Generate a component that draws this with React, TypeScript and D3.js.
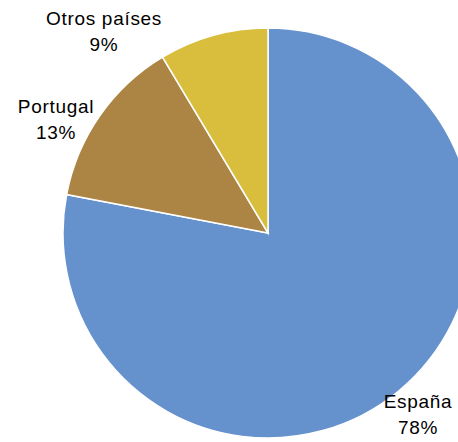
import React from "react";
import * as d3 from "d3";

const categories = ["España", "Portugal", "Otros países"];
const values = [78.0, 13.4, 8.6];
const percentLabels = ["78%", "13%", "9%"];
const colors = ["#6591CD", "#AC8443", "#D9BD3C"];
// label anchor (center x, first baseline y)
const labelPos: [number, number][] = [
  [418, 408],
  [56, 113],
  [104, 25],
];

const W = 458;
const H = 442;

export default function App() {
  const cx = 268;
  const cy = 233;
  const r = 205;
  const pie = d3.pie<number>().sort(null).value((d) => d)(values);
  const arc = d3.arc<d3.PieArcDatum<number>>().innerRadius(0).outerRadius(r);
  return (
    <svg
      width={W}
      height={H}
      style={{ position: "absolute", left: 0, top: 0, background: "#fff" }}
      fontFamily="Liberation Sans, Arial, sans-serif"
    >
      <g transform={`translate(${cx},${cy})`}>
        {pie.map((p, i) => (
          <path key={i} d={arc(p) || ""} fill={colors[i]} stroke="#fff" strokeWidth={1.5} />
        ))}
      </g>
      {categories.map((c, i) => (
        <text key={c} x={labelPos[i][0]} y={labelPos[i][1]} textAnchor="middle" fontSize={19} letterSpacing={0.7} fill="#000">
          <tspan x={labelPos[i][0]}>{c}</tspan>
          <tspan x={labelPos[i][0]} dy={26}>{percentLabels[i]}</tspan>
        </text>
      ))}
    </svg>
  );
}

........

What you will do: All of the lines above should be retyped precisely, apart from the pictures.

The answer:
Generate a component that draws this with React, TypeScript and D3.js.
import React from "react";
import * as d3 from "d3";

const categories = ["España", "Portugal", "Otros países"];
const values = [78.0, 13.4, 8.6];
const percentLabels = ["78%", "13%", "9%"];
const colors = ["#6591CD", "#AC8443", "#D9BD3C"];
// label anchor (center x, first baseline y)
const labelPos: [number, number][] = [
  [418, 408],
  [56, 113],
  [104, 25],
];

const W = 458;
const H = 442;

export default function App() {
  const cx = 268;
  const cy = 233;
  const r = 205;
  const pie = d3.pie<number>().sort(null).value((d) => d)(values);
  const arc = d3.arc<d3.PieArcDatum<number>>().innerRadius(0).outerRadius(r);
  return (
    <svg
      width={W}
      height={H}
      style={{ position: "absolute", left: 0, top: 0, background: "#fff" }}
      fontFamily="Liberation Sans, Arial, sans-serif"
    >
      <g transform={`translate(${cx},${cy})`}>
        {pie.map((p, i) => (
          <path key={i} d={arc(p) || ""} fill={colors[i]} stroke="#fff" strokeWidth={1.5} />
        ))}
      </g>
      {categories.map((c, i) => (
        <text key={c} x={labelPos[i][0]} y={labelPos[i][1]} textAnchor="middle" fontSize={19} letterSpacing={0.7} fill="#000">
          <tspan x={labelPos[i][0]}>{c}</tspan>
          <tspan x={labelPos[i][0]} dy={26}>{percentLabels[i]}</tspan>
        </text>
      ))}
    </svg>
  );
}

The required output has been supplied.